What you need to do:
Omit the pictures, please, and give each record below again exactly.

Available data:
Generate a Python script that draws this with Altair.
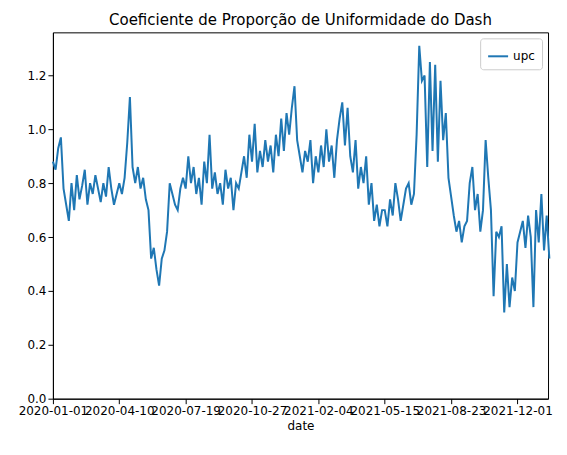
import altair as alt
import pandas as pd

# valores lidos a cada 4 dias a partir de 2020-01-01
upc = [
    0.88, 0.85, 0.93, 0.97, 0.78, 0.72, 0.66, 0.80, 0.70, 0.83, 0.74, 0.79, 0.85,
    0.72, 0.80, 0.76, 0.83, 0.78, 0.73, 0.80, 0.75, 0.86, 0.78, 0.72, 0.76,
    0.80, 0.76, 0.82, 0.95, 1.12, 0.86, 0.80, 0.86, 0.78, 0.82, 0.74, 0.70, 0.52,
    0.56, 0.48, 0.42, 0.52, 0.55, 0.62, 0.80, 0.76, 0.72, 0.70, 0.78, 0.82,
    0.78, 0.90, 0.80, 0.86, 0.76, 0.82, 0.72, 0.88, 0.80, 0.98, 0.78, 0.84, 0.76,
    0.80, 0.72, 0.85, 0.78, 0.82, 0.70, 0.80, 0.78, 0.84, 0.90, 0.82, 0.98,
    0.88, 1.02, 0.84, 0.92, 0.86, 0.96, 0.88, 0.94, 0.84, 0.98, 0.90, 1.04, 0.92,
    1.06, 0.98, 1.08, 1.16, 0.96, 0.90, 0.84, 0.92, 0.88, 0.96, 0.80, 0.90,
    0.84, 0.94, 0.86, 1.00, 0.88, 0.94, 0.82, 0.96, 1.04, 1.10, 0.94, 1.08, 0.90,
    0.84, 0.96, 0.78, 0.86, 0.80, 0.90, 0.72, 0.80, 0.66, 0.72, 0.64, 0.70,
    0.70, 0.64, 0.74, 0.68, 0.80, 0.74, 0.66, 0.72, 0.78, 0.80, 0.72, 0.76, 0.98,
    1.31, 1.18, 1.20, 0.86, 1.25, 0.92, 1.24, 0.88, 1.18, 0.96, 1.06, 0.82,
    0.75, 0.68, 0.62, 0.66, 0.58, 0.64, 0.66, 0.80, 0.86, 0.70, 0.76, 0.62, 0.70,
    0.96, 0.82, 0.70, 0.38, 0.62, 0.60, 0.64, 0.32, 0.50, 0.34, 0.45, 0.40, 0.58,
    0.62, 0.66, 0.56, 0.68, 0.60, 0.34, 0.70, 0.58, 0.76, 0.55, 0.68, 0.52,
]
tick_dates = ["2020-01-01", "2020-04-10", "2020-07-19", "2020-10-27",
              "2021-02-04", "2021-05-15", "2021-08-23", "2021-12-01"]

df = pd.DataFrame({
    "date": pd.date_range("2020-01-01", periods=len(upc), freq="4D"),
    "upc": upc,
})
df["serie"] = "upc"

tick_vals = [alt.DateTime(year=int(d[:4]), month=int(d[5:7]), date=int(d[8:])) for d in tick_dates]

chart = alt.Chart(df).mark_line(strokeWidth=2).encode(
    x=alt.X("date:T", title="date",
            scale=alt.Scale(domain=[alt.DateTime(year=2020, month=1, date=1),
                                    alt.DateTime(year=2022, month=1, date=16)]),
            axis=alt.Axis(values=tick_vals, format="%Y-%m-%d", labelAngle=0,
                          labelOverlap=False, labelFlush=False, labelBound=False,
                          grid=False, labelFontSize=12)),
    y=alt.Y("upc:Q", title=None,
            scale=alt.Scale(domain=[0, 1.36], nice=False),
            axis=alt.Axis(values=[0, 0.2, 0.4, 0.6, 0.8, 1.0, 1.2], format=".1f",
                          grid=False, labelFontSize=12)),
    color=alt.Color("serie:N", scale=alt.Scale(range=["#1f77b4"]),
                    legend=alt.Legend(title=None, orient="top-right", symbolType="stroke",
                                      symbolSize=400, symbolStrokeWidth=2,
                                      strokeColor="#cccccc", padding=7, cornerRadius=3,
                                      labelFontSize=12, fillColor="white", offset=6)),
).properties(
    width=496, height=367,
    padding={"left": 10, "top": 5, "right": 5, "bottom": 5},
    title=alt.TitleParams("Coeficiente de Proporção de Uniformidade do Dash",
                          fontSize=15, fontWeight="normal"),
).configure(font="DejaVu Sans").configure_view(stroke="black").configure_axis(
    domainColor="black", tickColor="black", labelColor="black", titleColor="black",
    titleFontWeight="normal", titleFontSize=12
)

chart.save("out.html", embed_options={"renderer": "svg", "actions": False})
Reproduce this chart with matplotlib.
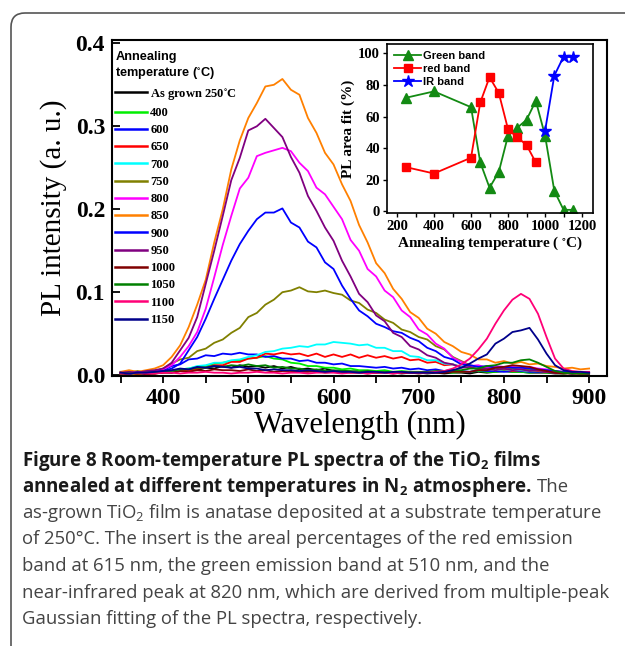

Result:
Generate a Python script that draws this with Altair.
import altair as alt
import pandas as pd

# valores lidos a cada 4 dias a partir de 2020-01-01
upc = [
    0.88, 0.85, 0.93, 0.97, 0.78, 0.72, 0.66, 0.80, 0.70, 0.83, 0.74, 0.79, 0.85,
    0.72, 0.80, 0.76, 0.83, 0.78, 0.73, 0.80, 0.75, 0.86, 0.78, 0.72, 0.76,
    0.80, 0.76, 0.82, 0.95, 1.12, 0.86, 0.80, 0.86, 0.78, 0.82, 0.74, 0.70, 0.52,
    0.56, 0.48, 0.42, 0.52, 0.55, 0.62, 0.80, 0.76, 0.72, 0.70, 0.78, 0.82,
    0.78, 0.90, 0.80, 0.86, 0.76, 0.82, 0.72, 0.88, 0.80, 0.98, 0.78, 0.84, 0.76,
    0.80, 0.72, 0.85, 0.78, 0.82, 0.70, 0.80, 0.78, 0.84, 0.90, 0.82, 0.98,
    0.88, 1.02, 0.84, 0.92, 0.86, 0.96, 0.88, 0.94, 0.84, 0.98, 0.90, 1.04, 0.92,
    1.06, 0.98, 1.08, 1.16, 0.96, 0.90, 0.84, 0.92, 0.88, 0.96, 0.80, 0.90,
    0.84, 0.94, 0.86, 1.00, 0.88, 0.94, 0.82, 0.96, 1.04, 1.10, 0.94, 1.08, 0.90,
    0.84, 0.96, 0.78, 0.86, 0.80, 0.90, 0.72, 0.80, 0.66, 0.72, 0.64, 0.70,
    0.70, 0.64, 0.74, 0.68, 0.80, 0.74, 0.66, 0.72, 0.78, 0.80, 0.72, 0.76, 0.98,
    1.31, 1.18, 1.20, 0.86, 1.25, 0.92, 1.24, 0.88, 1.18, 0.96, 1.06, 0.82,
    0.75, 0.68, 0.62, 0.66, 0.58, 0.64, 0.66, 0.80, 0.86, 0.70, 0.76, 0.62, 0.70,
    0.96, 0.82, 0.70, 0.38, 0.62, 0.60, 0.64, 0.32, 0.50, 0.34, 0.45, 0.40, 0.58,
    0.62, 0.66, 0.56, 0.68, 0.60, 0.34, 0.70, 0.58, 0.76, 0.55, 0.68, 0.52,
]
tick_dates = ["2020-01-01", "2020-04-10", "2020-07-19", "2020-10-27",
              "2021-02-04", "2021-05-15", "2021-08-23", "2021-12-01"]

df = pd.DataFrame({
    "date": pd.date_range("2020-01-01", periods=len(upc), freq="4D"),
    "upc": upc,
})
df["serie"] = "upc"

tick_vals = [alt.DateTime(year=int(d[:4]), month=int(d[5:7]), date=int(d[8:])) for d in tick_dates]

chart = alt.Chart(df).mark_line(strokeWidth=2).encode(
    x=alt.X("date:T", title="date",
            scale=alt.Scale(domain=[alt.DateTime(year=2020, month=1, date=1),
                                    alt.DateTime(year=2022, month=1, date=16)]),
            axis=alt.Axis(values=tick_vals, format="%Y-%m-%d", labelAngle=0,
                          labelOverlap=False, labelFlush=False, labelBound=False,
                          grid=False, labelFontSize=12)),
    y=alt.Y("upc:Q", title=None,
            scale=alt.Scale(domain=[0, 1.36], nice=False),
            axis=alt.Axis(values=[0, 0.2, 0.4, 0.6, 0.8, 1.0, 1.2], format=".1f",
                          grid=False, labelFontSize=12)),
    color=alt.Color("serie:N", scale=alt.Scale(range=["#1f77b4"]),
                    legend=alt.Legend(title=None, orient="top-right", symbolType="stroke",
                                      symbolSize=400, symbolStrokeWidth=2,
                                      strokeColor="#cccccc", padding=7, cornerRadius=3,
                                      labelFontSize=12, fillColor="white", offset=6)),
).properties(
    width=496, height=367,
    padding={"left": 10, "top": 5, "right": 5, "bottom": 5},
    title=alt.TitleParams("Coeficiente de Proporção de Uniformidade do Dash",
                          fontSize=15, fontWeight="normal"),
).configure(font="DejaVu Sans").configure_view(stroke="black").configure_axis(
    domainColor="black", tickColor="black", labelColor="black", titleColor="black",
    titleFontWeight="normal", titleFontSize=12
)

chart.save("out.html", embed_options={"renderer": "svg", "actions": False})
Reproduce this chart with matplotlib.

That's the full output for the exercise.